Jens Hanig: Doch. Unsere Rechnung stimmt auch im Sommer. Zunächst einmal wird in der warmen Jahreszeit mindestens so viel warmes Wasser zum Duschen benötigt wie im Winter. Davon abgesehen haben wir im Sommer die größten Lastspitzen beim Strom, weil immer mehr Klimaanlagen arbeiten. Die Kälte für Gebäude ließe sich viel effizienter mit unserer Fernwärme produzieren. In der Innenstadt nutzen bereits mehrere Kunden diese günstige Methode der Klimatisierung. In unserem Kundenzentrum am Marktplatz können Interessenten eine solche Anlage in Aktion erleben.

Wagen Sie einen Ausblick. Was passiert Ihrer Meinung nach in den nächsten Jahren in Sachen Energie oder besser Energiewende?
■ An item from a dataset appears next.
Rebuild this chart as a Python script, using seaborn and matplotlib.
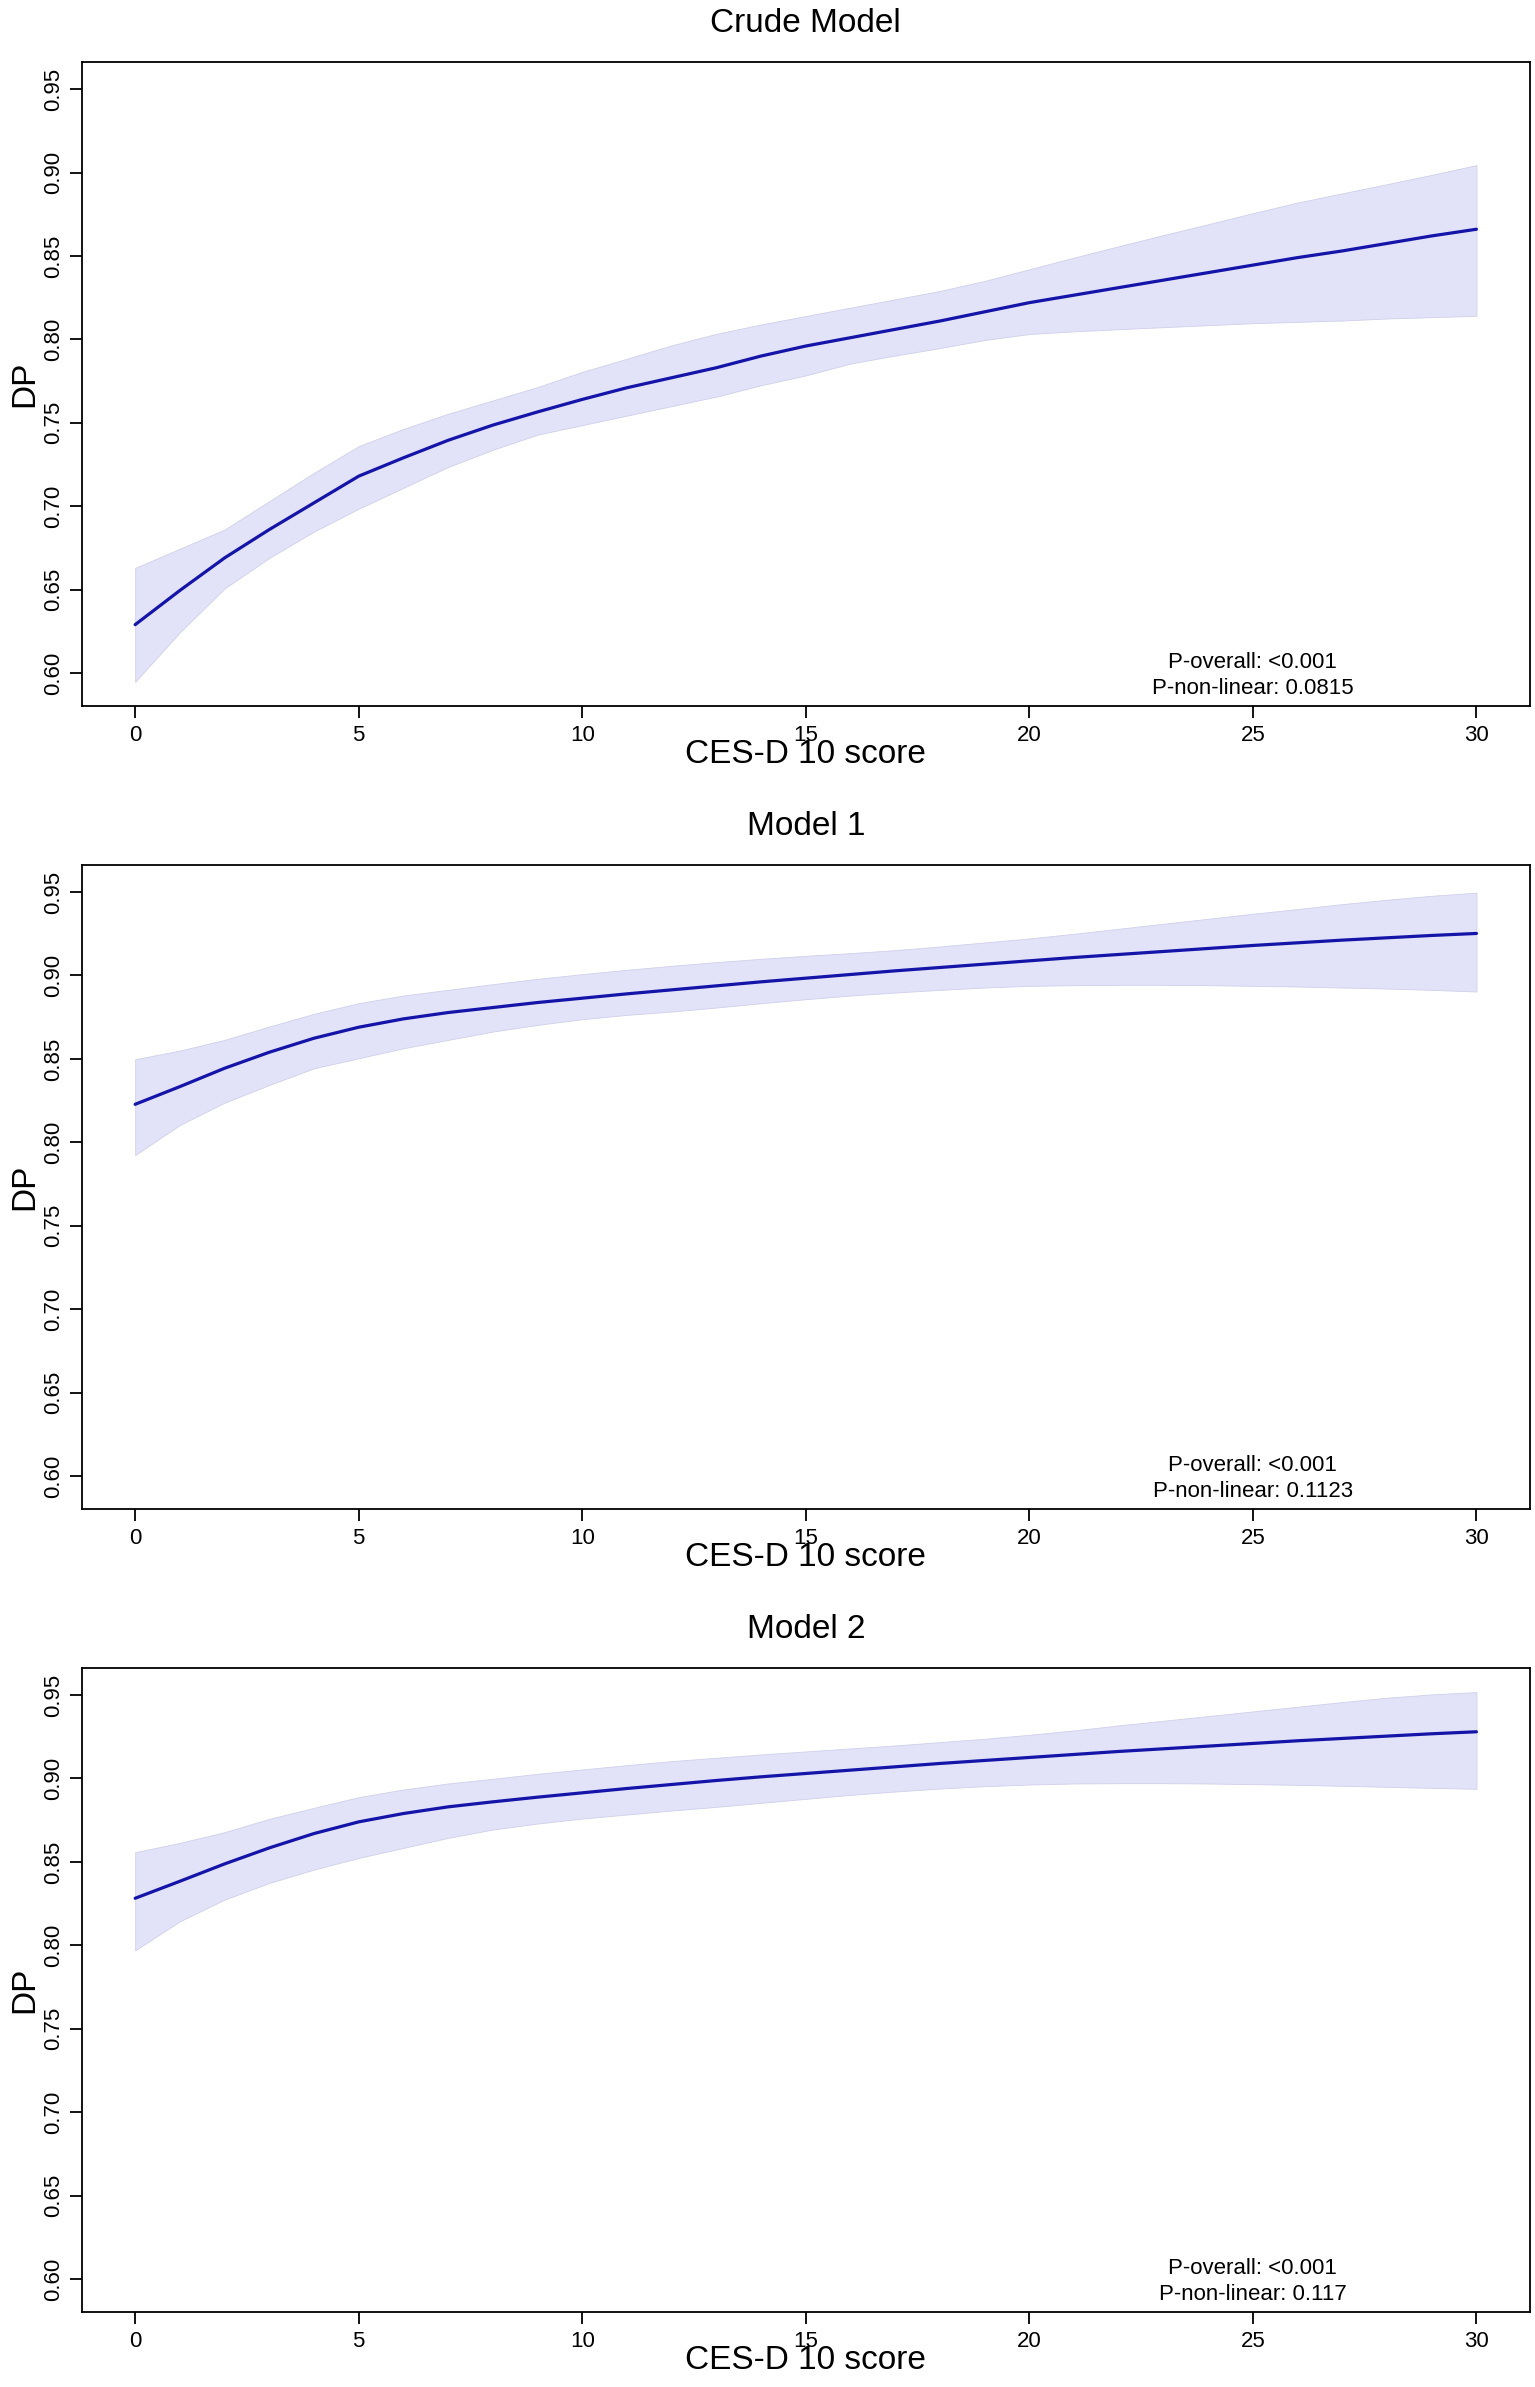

Matthias Funk: Solch eine Prognose fällt mir wirklich nicht leicht. Weil ich an die Vernunft der Menschen glaube, denke ich, dass sich die Politik zusammenrauft und die Rahmenbedingungen neu regelt. Wir können es uns in Deutschland nicht mehr allzu lange leisten, so locker wie bisher mit Subventionen umzugehen. Das führt heute schon zu Auswüchsen, die sich zwar für die Investoren rechnen, aus Sicht einer nachhaltigen und sicheren Energieversorgung aber in Frage zu stellen sind. Wir haben deshalb immer nur die Dinge vorangetrieben, hinter denen wir zu 100 Prozent stehen. Ohne uns da auf die eigene Schulter zu klopfen – ich bin wirklich der Meinung, dass unser Konzept auf viele andere Städte übertragbar wäre. Natürlich nicht von heute auf morgen. Aber das Prinzip der dezentralen Kraft-Wärme-Kopplung funktioniert. Das kann sich jeder bei uns anschauen.